[Data shown]
· · ·

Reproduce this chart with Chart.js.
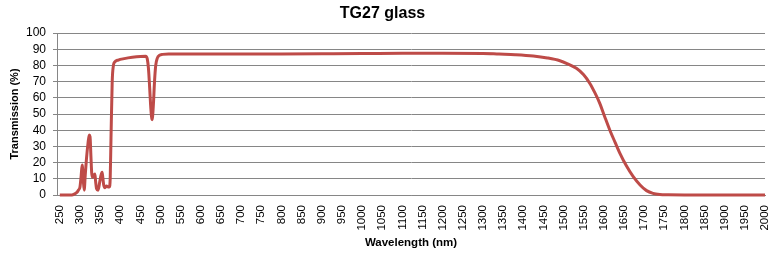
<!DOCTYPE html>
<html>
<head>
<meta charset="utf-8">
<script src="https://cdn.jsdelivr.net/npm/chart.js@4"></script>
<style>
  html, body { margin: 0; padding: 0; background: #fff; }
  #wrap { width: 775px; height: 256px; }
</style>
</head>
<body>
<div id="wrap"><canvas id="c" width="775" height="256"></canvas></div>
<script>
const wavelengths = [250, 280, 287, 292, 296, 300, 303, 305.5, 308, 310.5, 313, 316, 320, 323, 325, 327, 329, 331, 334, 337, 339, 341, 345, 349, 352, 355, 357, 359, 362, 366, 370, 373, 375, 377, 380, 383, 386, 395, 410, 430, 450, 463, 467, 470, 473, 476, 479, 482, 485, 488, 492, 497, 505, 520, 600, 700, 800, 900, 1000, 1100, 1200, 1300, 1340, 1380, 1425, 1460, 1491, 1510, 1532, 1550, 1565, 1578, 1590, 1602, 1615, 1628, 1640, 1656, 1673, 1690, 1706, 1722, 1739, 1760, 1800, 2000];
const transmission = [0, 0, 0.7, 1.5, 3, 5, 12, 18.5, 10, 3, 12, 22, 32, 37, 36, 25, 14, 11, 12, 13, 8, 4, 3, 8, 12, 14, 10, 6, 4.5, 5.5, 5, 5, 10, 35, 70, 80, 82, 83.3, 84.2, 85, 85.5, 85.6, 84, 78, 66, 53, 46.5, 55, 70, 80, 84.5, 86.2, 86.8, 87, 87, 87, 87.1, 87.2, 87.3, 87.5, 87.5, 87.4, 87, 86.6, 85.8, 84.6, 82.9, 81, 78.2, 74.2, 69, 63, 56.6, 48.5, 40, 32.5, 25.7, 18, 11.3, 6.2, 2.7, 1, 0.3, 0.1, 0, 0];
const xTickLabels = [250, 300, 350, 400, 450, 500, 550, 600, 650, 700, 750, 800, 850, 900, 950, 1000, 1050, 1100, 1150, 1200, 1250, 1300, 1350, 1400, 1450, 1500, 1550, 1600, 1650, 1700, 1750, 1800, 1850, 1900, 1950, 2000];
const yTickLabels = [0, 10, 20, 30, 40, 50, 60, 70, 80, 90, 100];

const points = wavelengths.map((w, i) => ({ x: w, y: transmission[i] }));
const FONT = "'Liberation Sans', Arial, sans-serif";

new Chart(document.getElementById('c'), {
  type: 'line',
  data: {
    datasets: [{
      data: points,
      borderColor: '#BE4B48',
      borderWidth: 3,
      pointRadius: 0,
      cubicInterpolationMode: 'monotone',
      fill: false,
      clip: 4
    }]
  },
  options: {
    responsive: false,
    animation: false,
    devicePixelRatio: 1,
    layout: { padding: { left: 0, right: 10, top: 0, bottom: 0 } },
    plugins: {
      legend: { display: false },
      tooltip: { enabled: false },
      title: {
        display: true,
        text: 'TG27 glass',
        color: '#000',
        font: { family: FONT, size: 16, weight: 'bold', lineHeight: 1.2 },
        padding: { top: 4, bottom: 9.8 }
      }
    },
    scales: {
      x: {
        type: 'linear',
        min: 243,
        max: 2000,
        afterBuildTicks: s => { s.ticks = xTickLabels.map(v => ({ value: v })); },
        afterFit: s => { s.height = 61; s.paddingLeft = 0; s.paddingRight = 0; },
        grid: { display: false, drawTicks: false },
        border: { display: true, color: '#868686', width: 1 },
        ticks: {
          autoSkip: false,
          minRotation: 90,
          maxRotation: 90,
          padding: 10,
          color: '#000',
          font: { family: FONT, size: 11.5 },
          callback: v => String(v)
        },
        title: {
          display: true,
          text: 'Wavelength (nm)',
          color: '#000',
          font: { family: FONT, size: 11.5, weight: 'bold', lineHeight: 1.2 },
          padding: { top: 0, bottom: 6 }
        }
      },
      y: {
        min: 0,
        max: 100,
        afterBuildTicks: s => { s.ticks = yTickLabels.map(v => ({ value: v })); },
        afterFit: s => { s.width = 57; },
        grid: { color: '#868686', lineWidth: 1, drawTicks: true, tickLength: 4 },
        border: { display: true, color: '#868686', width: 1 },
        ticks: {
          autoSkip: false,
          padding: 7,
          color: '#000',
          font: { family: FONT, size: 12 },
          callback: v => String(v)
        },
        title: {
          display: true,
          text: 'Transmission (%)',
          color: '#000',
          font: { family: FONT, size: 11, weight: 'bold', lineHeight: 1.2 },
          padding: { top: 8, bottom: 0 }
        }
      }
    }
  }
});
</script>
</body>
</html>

· · ·

[What to produce] Set down the material above as is, without any pictures.

[Exercise result]
Reproduce this chart with Chart.js.
<!DOCTYPE html>
<html>
<head>
<meta charset="utf-8">
<script src="https://cdn.jsdelivr.net/npm/chart.js@4"></script>
<style>
  html, body { margin: 0; padding: 0; background: #fff; }
  #wrap { width: 775px; height: 256px; }
</style>
</head>
<body>
<div id="wrap"><canvas id="c" width="775" height="256"></canvas></div>
<script>
const wavelengths = [250, 280, 287, 292, 296, 300, 303, 305.5, 308, 310.5, 313, 316, 320, 323, 325, 327, 329, 331, 334, 337, 339, 341, 345, 349, 352, 355, 357, 359, 362, 366, 370, 373, 375, 377, 380, 383, 386, 395, 410, 430, 450, 463, 467, 470, 473, 476, 479, 482, 485, 488, 492, 497, 505, 520, 600, 700, 800, 900, 1000, 1100, 1200, 1300, 1340, 1380, 1425, 1460, 1491, 1510, 1532, 1550, 1565, 1578, 1590, 1602, 1615, 1628, 1640, 1656, 1673, 1690, 1706, 1722, 1739, 1760, 1800, 2000];
const transmission = [0, 0, 0.7, 1.5, 3, 5, 12, 18.5, 10, 3, 12, 22, 32, 37, 36, 25, 14, 11, 12, 13, 8, 4, 3, 8, 12, 14, 10, 6, 4.5, 5.5, 5, 5, 10, 35, 70, 80, 82, 83.3, 84.2, 85, 85.5, 85.6, 84, 78, 66, 53, 46.5, 55, 70, 80, 84.5, 86.2, 86.8, 87, 87, 87, 87.1, 87.2, 87.3, 87.5, 87.5, 87.4, 87, 86.6, 85.8, 84.6, 82.9, 81, 78.2, 74.2, 69, 63, 56.6, 48.5, 40, 32.5, 25.7, 18, 11.3, 6.2, 2.7, 1, 0.3, 0.1, 0, 0];
const xTickLabels = [250, 300, 350, 400, 450, 500, 550, 600, 650, 700, 750, 800, 850, 900, 950, 1000, 1050, 1100, 1150, 1200, 1250, 1300, 1350, 1400, 1450, 1500, 1550, 1600, 1650, 1700, 1750, 1800, 1850, 1900, 1950, 2000];
const yTickLabels = [0, 10, 20, 30, 40, 50, 60, 70, 80, 90, 100];

const points = wavelengths.map((w, i) => ({ x: w, y: transmission[i] }));
const FONT = "'Liberation Sans', Arial, sans-serif";

new Chart(document.getElementById('c'), {
  type: 'line',
  data: {
    datasets: [{
      data: points,
      borderColor: '#BE4B48',
      borderWidth: 3,
      pointRadius: 0,
      cubicInterpolationMode: 'monotone',
      fill: false,
      clip: 4
    }]
  },
  options: {
    responsive: false,
    animation: false,
    devicePixelRatio: 1,
    layout: { padding: { left: 0, right: 10, top: 0, bottom: 0 } },
    plugins: {
      legend: { display: false },
      tooltip: { enabled: false },
      title: {
        display: true,
        text: 'TG27 glass',
        color: '#000',
        font: { family: FONT, size: 16, weight: 'bold', lineHeight: 1.2 },
        padding: { top: 4, bottom: 9.8 }
      }
    },
    scales: {
      x: {
        type: 'linear',
        min: 243,
        max: 2000,
        afterBuildTicks: s => { s.ticks = xTickLabels.map(v => ({ value: v })); },
        afterFit: s => { s.height = 61; s.paddingLeft = 0; s.paddingRight = 0; },
        grid: { display: false, drawTicks: false },
        border: { display: true, color: '#868686', width: 1 },
        ticks: {
          autoSkip: false,
          minRotation: 90,
          maxRotation: 90,
          padding: 10,
          color: '#000',
          font: { family: FONT, size: 11.5 },
          callback: v => String(v)
        },
        title: {
          display: true,
          text: 'Wavelength (nm)',
          color: '#000',
          font: { family: FONT, size: 11.5, weight: 'bold', lineHeight: 1.2 },
          padding: { top: 0, bottom: 6 }
        }
      },
      y: {
        min: 0,
        max: 100,
        afterBuildTicks: s => { s.ticks = yTickLabels.map(v => ({ value: v })); },
        afterFit: s => { s.width = 57; },
        grid: { color: '#868686', lineWidth: 1, drawTicks: true, tickLength: 4 },
        border: { display: true, color: '#868686', width: 1 },
        ticks: {
          autoSkip: false,
          padding: 7,
          color: '#000',
          font: { family: FONT, size: 12 },
          callback: v => String(v)
        },
        title: {
          display: true,
          text: 'Transmission (%)',
          color: '#000',
          font: { family: FONT, size: 11, weight: 'bold', lineHeight: 1.2 },
          padding: { top: 8, bottom: 0 }
        }
      }
    }
  }
});
</script>
</body>
</html>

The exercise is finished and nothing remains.